Directions.
Repeat the listing word for word. No pictures belong in the copy.

-=-=-

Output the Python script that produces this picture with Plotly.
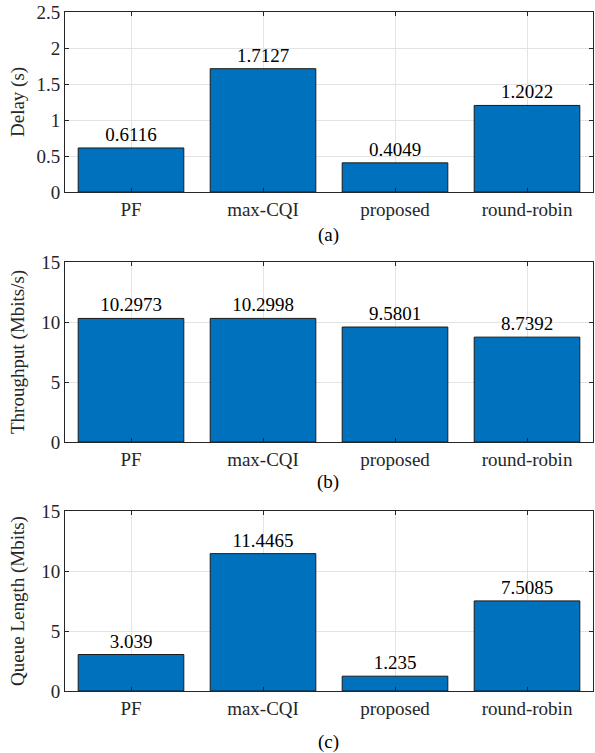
import plotly.graph_objects as go

categories = ["PF", "max-CQI", "proposed", "round-robin"]
delay = [0.6116, 1.7127, 0.4049, 1.2022]
throughput = [10.2973, 10.2998, 9.5801, 8.7392]
queue = [3.039, 11.4465, 1.235, 7.5085]
delay_labels = ["0.6116", "1.7127", "0.4049", "1.2022"]
throughput_labels = ["10.2973", "10.2998", "9.5801", "8.7392"]
queue_labels = ["3.039", "11.4465", "1.235", "7.5085"]

W, H = 595, 753
FONT = "Liberation Serif"
FS = 19
BLUE = "#0072BD"

panels = [
    (delay, delay_labels, "Delay (s)", "(a)", [0, 2.5], 0.5, 12, 192, 43),
    (throughput, throughput_labels, "Throughput (Mbits/s)", "(b)", [0, 15], 5, 262, 442, 40),
    (queue, queue_labels, "Queue Length (Mbits)", "(c)", [0, 15], 5, 511, 691, 51),
]

fig = go.Figure()
left_px, right_px = 65, 593
xd = [left_px / W, right_px / W]
annotations = []
for i, (vals, labels, ytitle, sub, yr, dt, top, bot, suboff) in enumerate(panels):
    n = "" if i == 0 else str(i + 1)
    fig.add_trace(go.Bar(
        x=list(range(len(categories))), y=vals, text=labels,
        textposition="outside", cliponaxis=False,
        textfont=dict(family=FONT, size=FS, color="#000"),
        marker=dict(color=BLUE, line=dict(color="#1a1a1a", width=1)),
        width=0.8, xaxis="x" + n, yaxis="y" + n, showlegend=False,
        hoverinfo="skip",
    ))
    axcommon = dict(
        showline=True, linecolor="#262626", linewidth=1, mirror="allticks",
        ticks="inside", ticklen=4, tickcolor="#262626",
        showgrid=True, gridcolor="#e3e3e3", gridwidth=1, zeroline=False,
        tickfont=dict(family=FONT, size=FS, color="#262626"),
        automargin=False,
    )
    fig.update_layout(**{
        "xaxis" + n: dict(axcommon, domain=xd, range=[-0.5, 3.5],
                          tickmode="array", tickvals=list(range(4)), ticktext=categories,
                          anchor="y" + n),
        "yaxis" + n: dict(axcommon, domain=[1 - bot / H, 1 - top / H], range=yr,
                          dtick=dt, tick0=0, anchor="x" + n),
    })
    annotations.append(dict(
        text=ytitle, x=18 / W, y=1 - (top + bot) / 2 / H, xref="paper", yref="paper",
        textangle=-90, showarrow=False, xanchor="center", yanchor="middle",
        font=dict(family=FONT, size=FS, color="#262626"),
    ))
    annotations.append(dict(
        text=sub, x=328 / W, y=1 - (bot + suboff) / H,
        xref="paper", yref="paper", showarrow=False, xanchor="center", yanchor="middle",
        font=dict(family=FONT, size=FS, color="#000"),
    ))

fig.update_layout(
    width=W, height=H, margin=dict(l=0, r=0, t=0, b=0, autoexpand=False),
    paper_bgcolor="white", plot_bgcolor="white",
    annotations=annotations, bargap=0.2,
)
fig.write_html(
    "out.html",
    config={"displayModeBar": False, "staticPlot": True},
    post_script="document.body.style.margin='0';document.body.style.overflow='hidden';",
)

-=-=-

Final result.
Output the Python script that produces this picture with Plotly.
import plotly.graph_objects as go

categories = ["PF", "max-CQI", "proposed", "round-robin"]
delay = [0.6116, 1.7127, 0.4049, 1.2022]
throughput = [10.2973, 10.2998, 9.5801, 8.7392]
queue = [3.039, 11.4465, 1.235, 7.5085]
delay_labels = ["0.6116", "1.7127", "0.4049", "1.2022"]
throughput_labels = ["10.2973", "10.2998", "9.5801", "8.7392"]
queue_labels = ["3.039", "11.4465", "1.235", "7.5085"]

W, H = 595, 753
FONT = "Liberation Serif"
FS = 19
BLUE = "#0072BD"

panels = [
    (delay, delay_labels, "Delay (s)", "(a)", [0, 2.5], 0.5, 12, 192, 43),
    (throughput, throughput_labels, "Throughput (Mbits/s)", "(b)", [0, 15], 5, 262, 442, 40),
    (queue, queue_labels, "Queue Length (Mbits)", "(c)", [0, 15], 5, 511, 691, 51),
]

fig = go.Figure()
left_px, right_px = 65, 593
xd = [left_px / W, right_px / W]
annotations = []
for i, (vals, labels, ytitle, sub, yr, dt, top, bot, suboff) in enumerate(panels):
    n = "" if i == 0 else str(i + 1)
    fig.add_trace(go.Bar(
        x=list(range(len(categories))), y=vals, text=labels,
        textposition="outside", cliponaxis=False,
        textfont=dict(family=FONT, size=FS, color="#000"),
        marker=dict(color=BLUE, line=dict(color="#1a1a1a", width=1)),
        width=0.8, xaxis="x" + n, yaxis="y" + n, showlegend=False,
        hoverinfo="skip",
    ))
    axcommon = dict(
        showline=True, linecolor="#262626", linewidth=1, mirror="allticks",
        ticks="inside", ticklen=4, tickcolor="#262626",
        showgrid=True, gridcolor="#e3e3e3", gridwidth=1, zeroline=False,
        tickfont=dict(family=FONT, size=FS, color="#262626"),
        automargin=False,
    )
    fig.update_layout(**{
        "xaxis" + n: dict(axcommon, domain=xd, range=[-0.5, 3.5],
                          tickmode="array", tickvals=list(range(4)), ticktext=categories,
                          anchor="y" + n),
        "yaxis" + n: dict(axcommon, domain=[1 - bot / H, 1 - top / H], range=yr,
                          dtick=dt, tick0=0, anchor="x" + n),
    })
    annotations.append(dict(
        text=ytitle, x=18 / W, y=1 - (top + bot) / 2 / H, xref="paper", yref="paper",
        textangle=-90, showarrow=False, xanchor="center", yanchor="middle",
        font=dict(family=FONT, size=FS, color="#262626"),
    ))
    annotations.append(dict(
        text=sub, x=328 / W, y=1 - (bot + suboff) / H,
        xref="paper", yref="paper", showarrow=False, xanchor="center", yanchor="middle",
        font=dict(family=FONT, size=FS, color="#000"),
    ))

fig.update_layout(
    width=W, height=H, margin=dict(l=0, r=0, t=0, b=0, autoexpand=False),
    paper_bgcolor="white", plot_bgcolor="white",
    annotations=annotations, bargap=0.2,
)
fig.write_html(
    "out.html",
    config={"displayModeBar": False, "staticPlot": True},
    post_script="document.body.style.margin='0';document.body.style.overflow='hidden';",
)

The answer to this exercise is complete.